> **PROBLEM**
Your task is to repeat all of the data exactly while excluding the pictures.
========================================
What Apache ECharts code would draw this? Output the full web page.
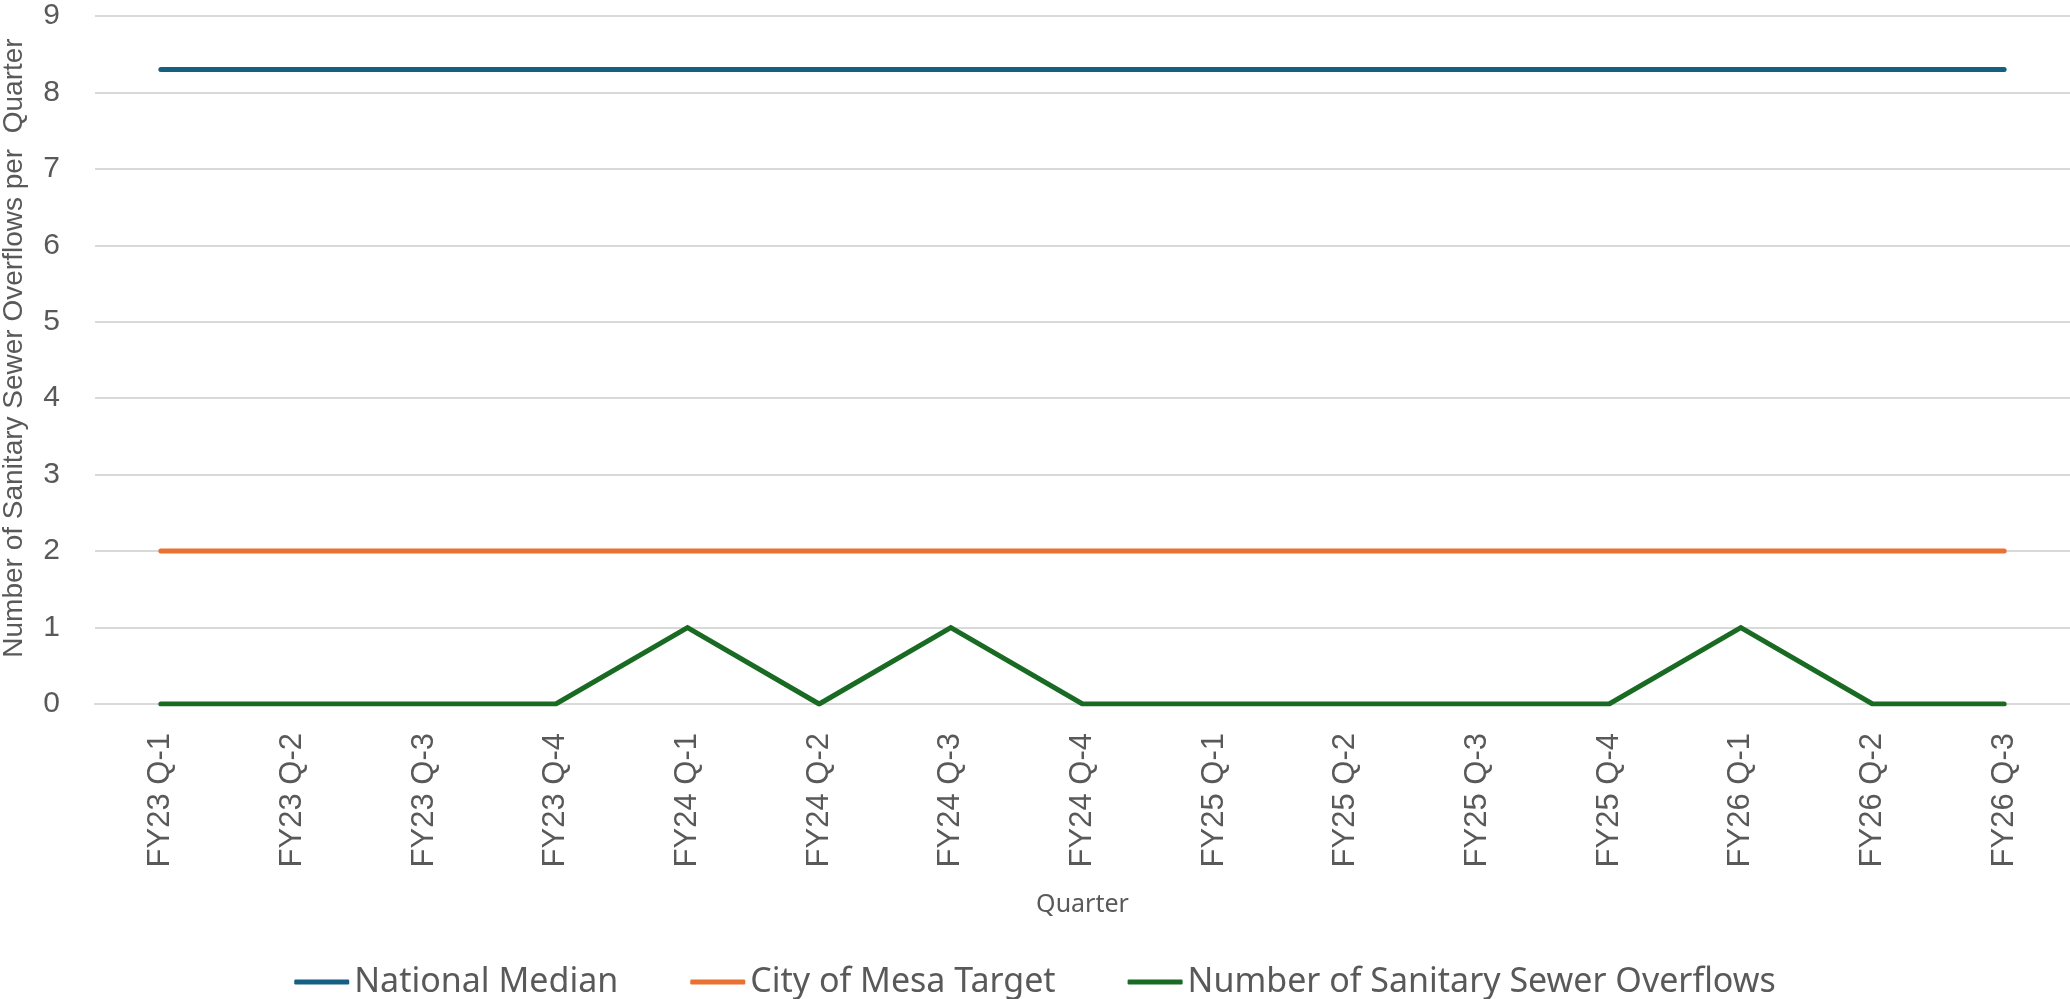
<!DOCTYPE html>
<html>
<head>
    <title>Sanitary Sewer Overflows</title>
    <script src="https://cdn.jsdelivr.net/npm/echarts@6/dist/echarts.min.js"></script>
    <style>
        html, body { margin: 0; padding: 0; background: #fff; }
    </style>
</head>
<body>
    <div id="main" style="width: 2070px; height: 999px;"></div>
    <script>
        var quarters = ['FY23 Q-1', 'FY23 Q-2', 'FY23 Q-3', 'FY23 Q-4', 'FY24 Q-1', 'FY24 Q-2', 'FY24 Q-3', 'FY24 Q-4',
            'FY25 Q-1', 'FY25 Q-2', 'FY25 Q-3', 'FY25 Q-4', 'FY26 Q-1', 'FY26 Q-2', 'FY26 Q-3'];
        var nationalMedian = [8.3, 8.3, 8.3, 8.3, 8.3, 8.3, 8.3, 8.3, 8.3, 8.3, 8.3, 8.3, 8.3, 8.3, 8.3];
        var mesaTarget = [2, 2, 2, 2, 2, 2, 2, 2, 2, 2, 2, 2, 2, 2, 2];
        var overflows = [0, 0, 0, 0, 1, 0, 1, 0, 0, 0, 0, 0, 1, 0, 0];
        var seriesNames = ['National Median', 'City of Mesa Target', 'Number of Sanitary Sewer Overflows'];
        var yTitle = 'Number of Sanitary Sewer Overflows per  Quarter';

        var chartDom = document.getElementById('main');
        var myChart = echarts.init(chartDom);

        function lineSeries(name, data, color) {
            return {
                name: name,
                type: 'line',
                data: data,
                symbol: 'none',
                color: color,
                lineStyle: { color: color, width: 5, cap: 'round', join: 'miter' }
            };
        }

        var option = {
            animation: false,
            textStyle: { fontFamily: 'Liberation Sans', color: '#595959' },
            grid: { left: 95, right: 0, top: 16, bottom: 295, outerBoundsMode: 'none', containLabel: false },
            // y axis title as plain text
            graphic: [{
                type: 'text',
                x: 14,
                y: 348,
                rotation: Math.PI / 2,
                style: {
                    text: yTitle,
                    fontFamily: 'Liberation Sans',
                    fontSize: 28,
                    fill: '#595959',
                    textAlign: 'center',
                    textVerticalAlign: 'middle'
                }
            }],
            legend: {
                data: seriesNames,
                top: 949,
                left: 'center',
                icon: 'roundRect',
                itemWidth: 55,
                itemHeight: 5,
                itemGap: 72,
                textStyle: { fontFamily: 'Noto Sans', fontSize: 34, color: '#595959' }
            },
            xAxis: {
                type: 'category',
                data: quarters,
                name: 'Quarter',
                nameLocation: 'middle',
                nameGap: 180,
                nameTextStyle: { fontFamily: 'Noto Sans', fontSize: 25, color: '#595959' },
                axisTick: { show: false },
                axisLine: { lineStyle: { color: '#d9d9d9', width: 2 } },
                axisLabel: { rotate: 90, fontSize: 31, color: '#595959', margin: 29 }
            },
            yAxis: {
                type: 'value',
                min: 0,
                max: 9,
                interval: 1,
                offset: 0,
                axisLine: { show: false, onZero: false },
                axisLabel: { fontSize: 30, color: '#595959', margin: 35 },
                splitLine: { lineStyle: { color: '#d9d9d9', width: 2 } }
            },
            series: [
                lineSeries(seriesNames[0], nationalMedian, '#156082'),
                lineSeries(seriesNames[1], mesaTarget, '#E97132'),
                lineSeries(seriesNames[2], overflows, '#196B24')
            ]
        };

        myChart.setOption(option);
    </script>
</body>
</html>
========================================
> **TASK OUTPUT**
What Apache ECharts code would draw this? Output the full web page.
<!DOCTYPE html>
<html>
<head>
    <title>Sanitary Sewer Overflows</title>
    <script src="https://cdn.jsdelivr.net/npm/echarts@6/dist/echarts.min.js"></script>
    <style>
        html, body { margin: 0; padding: 0; background: #fff; }
    </style>
</head>
<body>
    <div id="main" style="width: 2070px; height: 999px;"></div>
    <script>
        var quarters = ['FY23 Q-1', 'FY23 Q-2', 'FY23 Q-3', 'FY23 Q-4', 'FY24 Q-1', 'FY24 Q-2', 'FY24 Q-3', 'FY24 Q-4',
            'FY25 Q-1', 'FY25 Q-2', 'FY25 Q-3', 'FY25 Q-4', 'FY26 Q-1', 'FY26 Q-2', 'FY26 Q-3'];
        var nationalMedian = [8.3, 8.3, 8.3, 8.3, 8.3, 8.3, 8.3, 8.3, 8.3, 8.3, 8.3, 8.3, 8.3, 8.3, 8.3];
        var mesaTarget = [2, 2, 2, 2, 2, 2, 2, 2, 2, 2, 2, 2, 2, 2, 2];
        var overflows = [0, 0, 0, 0, 1, 0, 1, 0, 0, 0, 0, 0, 1, 0, 0];
        var seriesNames = ['National Median', 'City of Mesa Target', 'Number of Sanitary Sewer Overflows'];
        var yTitle = 'Number of Sanitary Sewer Overflows per  Quarter';

        var chartDom = document.getElementById('main');
        var myChart = echarts.init(chartDom);

        function lineSeries(name, data, color) {
            return {
                name: name,
                type: 'line',
                data: data,
                symbol: 'none',
                color: color,
                lineStyle: { color: color, width: 5, cap: 'round', join: 'miter' }
            };
        }

        var option = {
            animation: false,
            textStyle: { fontFamily: 'Liberation Sans', color: '#595959' },
            grid: { left: 95, right: 0, top: 16, bottom: 295, outerBoundsMode: 'none', containLabel: false },
            // y axis title as plain text
            graphic: [{
                type: 'text',
                x: 14,
                y: 348,
                rotation: Math.PI / 2,
                style: {
                    text: yTitle,
                    fontFamily: 'Liberation Sans',
                    fontSize: 28,
                    fill: '#595959',
                    textAlign: 'center',
                    textVerticalAlign: 'middle'
                }
            }],
            legend: {
                data: seriesNames,
                top: 949,
                left: 'center',
                icon: 'roundRect',
                itemWidth: 55,
                itemHeight: 5,
                itemGap: 72,
                textStyle: { fontFamily: 'Noto Sans', fontSize: 34, color: '#595959' }
            },
            xAxis: {
                type: 'category',
                data: quarters,
                name: 'Quarter',
                nameLocation: 'middle',
                nameGap: 180,
                nameTextStyle: { fontFamily: 'Noto Sans', fontSize: 25, color: '#595959' },
                axisTick: { show: false },
                axisLine: { lineStyle: { color: '#d9d9d9', width: 2 } },
                axisLabel: { rotate: 90, fontSize: 31, color: '#595959', margin: 29 }
            },
            yAxis: {
                type: 'value',
                min: 0,
                max: 9,
                interval: 1,
                offset: 0,
                axisLine: { show: false, onZero: false },
                axisLabel: { fontSize: 30, color: '#595959', margin: 35 },
                splitLine: { lineStyle: { color: '#d9d9d9', width: 2 } }
            },
            series: [
                lineSeries(seriesNames[0], nationalMedian, '#156082'),
                lineSeries(seriesNames[1], mesaTarget, '#E97132'),
                lineSeries(seriesNames[2], overflows, '#196B24')
            ]
        };

        myChart.setOption(option);
    </script>
</body>
</html>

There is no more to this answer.